North American law has been transformed in ways unimaginable before
9/11. Laws now authorize and courts have condoned indefinite
detention without charge based on secret evidence, mass secret
surveillance, and targeted killing of US citizens, suggesting a
shift in the cultural currency of a liberal form of legality to
authoritarian legality. The Harbinger Theory demonstrates that
extreme measures have been consistently embraced in politics,
scholarship, and public opinion, not in terms of a general fear of
the greater threat that terrorism now poses, but a more specific
belief that 9/11 was the harbinger of a new order of terror, giving
rise to the likelihood of an attack on the same scale as 9/11 or
greater in the near future, involving thousands of casualties and
possibly weapons of mass destruction.

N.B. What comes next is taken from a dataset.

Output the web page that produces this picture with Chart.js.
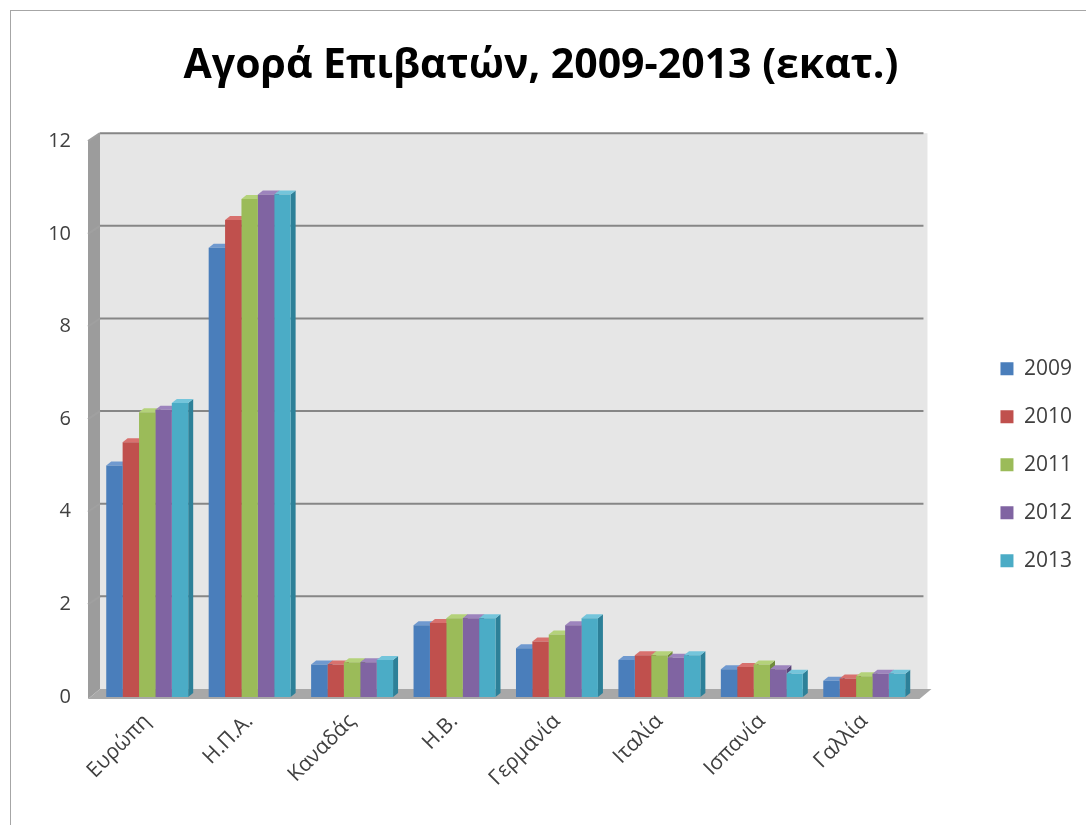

It explains how the harbinger
theory shapes debates about rights and security by virtue of
rhetorical strategies on the part of political leaders and security
experts, and in works of popular culture, in which the theory is
often invoked as a self-evident truth, without the need for
supporting evidence or authority. It also reveals how liberal
advocates tend to be deferential to the theory, aiding its deeper
entrenchment through the absence of a prominent public critique of
it. In a unique overview of a range of skeptical evidence about the
likelihood of mass terror involving WMD or conventional means, this
book contends that a potentially more effective basis for reform
advocacy is not to dismiss overstated threat claims as implausible
or psychologically grounded, but to challenge the harbinger theory
directly through the use of contrary evidence.